Cash was expected to continue to perform well compared to the other asset classes, and property was expected to struggle against multiple headwinds.

A New Era for Equities?

The reality for the current calendar year (fig.1) has been that equities have probably exceeded expectations, cash has performed in line with them, and property and fixed interest took until nearly the end of October before recovering earlier losses. Their comeback since then has been exceptional and is a good example of the dangers of moving to cash and trying to time markets.

Equity, Fixed Interest, Property & Cash Performance – 30/12/2022 to 19/12/2023 (fig 1) *

If we look under the bonnet of the different equity markets, we see wide performance divergence between the regions and countries (fig.2).
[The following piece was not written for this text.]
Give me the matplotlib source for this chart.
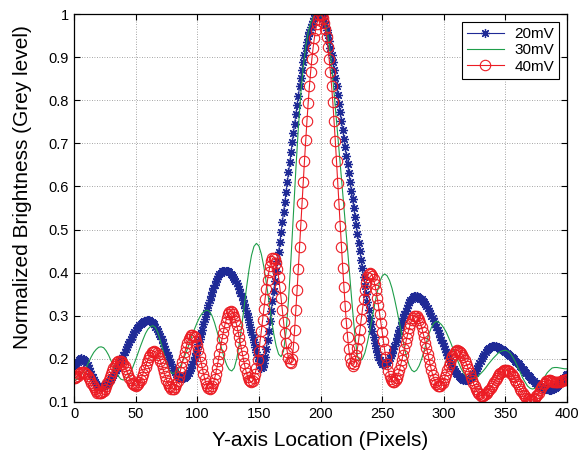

The stand-out success story is once again Latin America, especially Brazil and Mexico. These countries are large commodity exporters and continue to benefit from global geopolitical tensions. It is widely considered that globalisation peaked somewhere around the start of the pandemic, and until then, countries and businesses were running ‘just in time’ supply chains.

The pandemic brought home to companies just how fragile this working method was. Reshoring, also sometimes called friendshoring, is now a strategy many companies have adopted, meaning they are looking to partner with companies in countries they consider more reliable. For the US market, as an example, this would mean a preference for countries such as Mexico over China.

Selective Country & Regional Performance – 30/12/2022 to 19/12/2023 (fig 2) *

Different Geographical Winners and Losers

As we retreat from peak globalisation and enter a new era, there will be many more examples of governments and companies engaging with new partners to strengthen their supply chains. This will produce different winners and losers, but Latin America seems particularly well-placed to benefit, given the nature of the underlying economies.

At the other end of the scale is China, which, despite being the world’s second-largest economy is likely to continue losing out in some markets. Given the actions of the communist government in the last few years, it is considered unreliable and is often referred to by some American politicians as uninvestable. We would caution against writing China off, however, and the communist leadership know full well they have to manage a thriving economy if they are going to retain the support of the Chinese people.

What Next for Fixed Interest?

As with equities, if we delve a little more deeply into the fixed interest (bond) markets (fig.3), we see the underlying sectors have performed very differently.

The UK’s index-linked market had been under relentless pressure since the central banks of the US, the Euro area and the Bank of England woke up to the realisation that inflation was not a temporary issue. The situation became more acute after the disastrous mini budget during the brief tenure of Liz Truss, but in recent weeks, the situation has started to turn around.

The UK high yield and emerging market debt markets, which are the riskiest sectors, have held up relatively well, as has the wider UK corporate bond sector, though admittedly from a low base.

Fixed Interest Sector Performance – 30/12/2022 to 19/12/2023 (fig 3) *

Outlook for 2024

2023 brought much market volatility, which can be uncomfortable for many investors. These conditions may also have tempted some clients to move their risk asset investments to high interest cash accounts that have not been seen for many years, offering a guarantee of circa 5% at points throughout the year.

However, volatile conditions often present the best opportunities for investors. The entry price in fixed interest and equities, and the level of sterling versus other currencies dictates most of the returns for UK investors. As we stand here today, we remain optimistic about the outlook for both bonds and equities due to these respective starting prices and the current sterling stability.

To take advantage of this opportunity set, it is vital to remain diversified across asset classes, regions, and styles. The era where interest rates were near zero and inflation tightly contained is over, at least for now, and in summary this means new, but different, opportunities. 

We are looking forward to see what 2024 has in store.